A prime example of the work of this group can be found in Lewisburg, a city of 6,000 sitting between the picturesque Susquehanna River and Bucknell University in central Pennsylvania. Here an architecturally rich downtown is filled with more than forty distinctive shops, intriguing restaurants, museums and a 1940's-era movie palace. Just minutes away from a pastoral countryside and mountain streams, retirees can experience living in a diverse and culturally rich community with a charming small town ambience.

Central Pennsylvania is also home to several other small towns where the downtown neighborhoods are being given a renewed sense of progress and energy. In Williamsport, the 30,000 residents have embraced and acted to preserve and protect their historical homes and buildings and aggressively moved to maintain their core business district as the focal point of community activity. Known worldwide as the home of the Little League World Series, this is a place where retirees will find an enchanting natural beauty and a welcoming civic pride.

In addition to being the home of Pennsylvania State University and its nationally recognized Nittany Lions, State College offers a unique small college town environment, with tree lined neighborhoods, an interesting and somewhat quirky main street fronted by shops, coffeehouses, galleries and some great restaurants. Residential developers, recognizing the appeal of this university environment to many retired alumni, are actively pursuing the construction of several upscale retirement communities designed specifically for the active retired alumni.

The downtown area of Harrisburg, the capital city, features a stunning waterfront along the Susquehanna River, with remote river islands and parkland lakes. Here, retirees will find a bustling city center with a thriving arts and culture community in an urban metropolis, yet just moments from the panoramic scenic beauty of the nearby mountains and river valleys.
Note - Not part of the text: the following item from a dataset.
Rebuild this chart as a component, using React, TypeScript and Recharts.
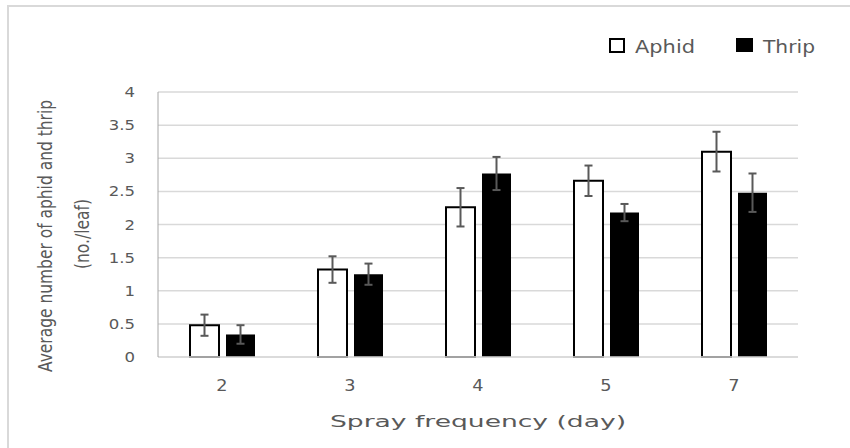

Nowhere is the revitalization of a downtown neighborhood more evident than in the western Pennsylvania small town of Washington, the home of Washington and Jefferson College. With a population of less than 16,000, this enterprising hamlet has implemented a dynamic and far-reaching $100 million revitalization of its downtown that, not only significantly improves the infrastructure of the center city, but also includes the construction of new street level retail, residential lofts, an 80-room hotel, and an outdoor park and amphitheatre, with the focal point of the project being a new national corporate headquarters facility intended to house in excess of 1,000 employees.

Retirees interested in continuing an artistic career may well find it worthwhile to investigate a unique city-wide Artist Homestead Program being offered by the city of York. Ranked among the 100 best places to live in the country, this small urban bohemia of about 40,000 people is providing significant financial incentives for the purchase or renovation of a live/work studio to community minded artists as a way of continuing the renaissance of its cultural and artistic facilities. City administrators see this program as a historic avenue for artists to invest in this rehabber's paradise, where a mix of affordable Victorian and eclectic architecture is available, in some instances at prices around $60,000. For retirement aged artists wishing to continue their artistic careers with limited financial investment, this may be a once in a lifetime chance.

In addition to the cities and towns mentioned above, there are countless other small communities across Pennsylvania where the traditions and quality lifestyles of downtown neighborhoods are being preserved, perhaps more than in almost any other state. Anyone wishing to pursue downtown living or a small town neighborhood for their retirement choice would be well advised to explore the possibility of Pennsylvania as a highly desirable place to retire.